Use the Messages to Index drop-down list to restrict the number of messages, if required, and enable the Include Attachments option to Index received attachments.
POP3
Allows an email account to be used as a data source through Post Office Protocol 3 (POP3) compatibility.
Enable the Include Attachments option to Index received attachments.
Tika
Extends the data source compatibility to include the Apache Tika toolkit, capable of extracting metadata and text from over a thousand file types.
Specify the relevant Directory using the … icon.
Web Site
Allows users to build an Index from a website.
The URL must be provided for CXAIR to locate the files to Index.
Custom
The following Data Sources are not included with the installation of CXAIR and are imported via the Extensions screen. For more information, please contact support@connexica.com.
Stamford NLP
The Stamford NLP Data Source leverages sentiment analysis to process text and output values relating to positive and negative words and phrases. This can be used to automate the analysis of text fields without the manual process usually required to glean insight from data sources containing large amounts of text.
Select a source Index from Index drop-down list the fields that will be analysed using the Sentiment Fields drop-down list.

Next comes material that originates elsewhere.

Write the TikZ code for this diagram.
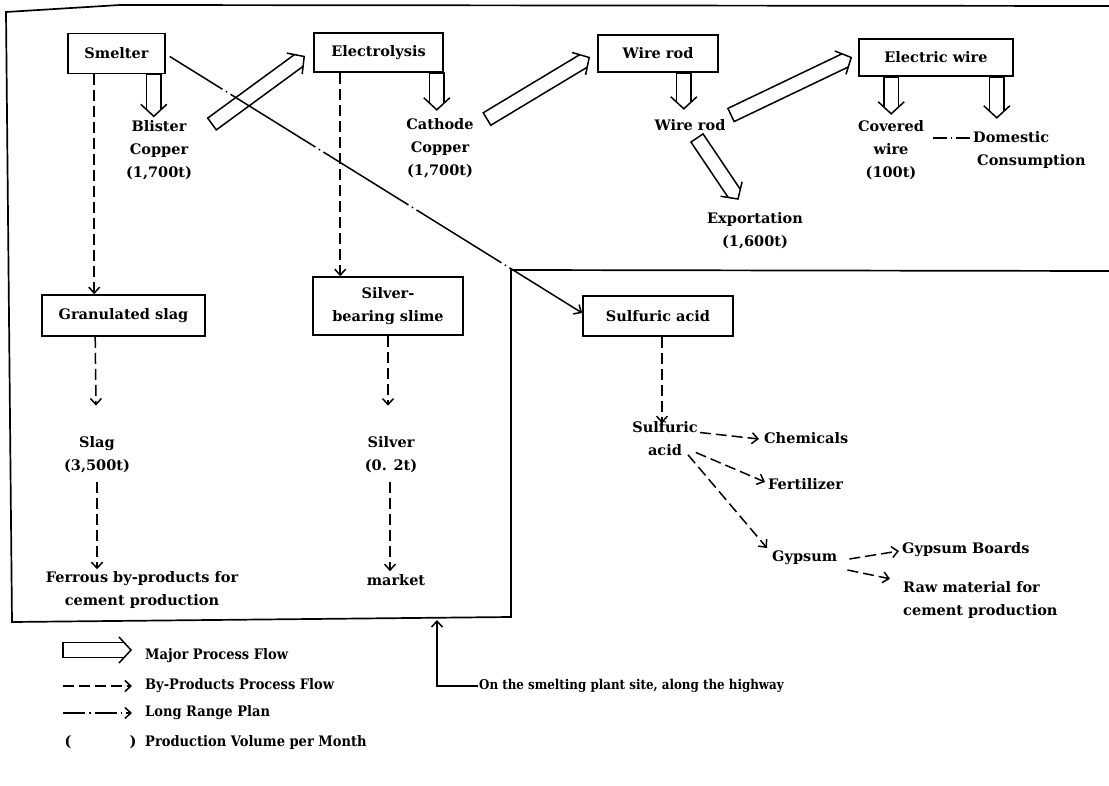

If the source Index has been built from Twitter data, enable the Twitter checkbox to reveal a number of options that facilitate the exclusion of elements such as hashtags or emoticons from the analysis.
Once the Index has been built, a number of key fields are created:
- <Field Name> Sentiment Positive Score
- <Field Name> Sentiment Negative Score
- <Field Name> Sentiment Positive Count
- <Field Name> Sentiment Negative Count
- <Field Name> Sentiment None Count
- <Field Name> Sentiment Difference Score
- <Field Name> Sentiment Total Score
Fields with a higher total score are classed as having a 'Positive' sentiment, with the lower scores representing more 'Negative' sentiment. Users can reference these values when reporting to automate the analysis of the selected sentiment fields.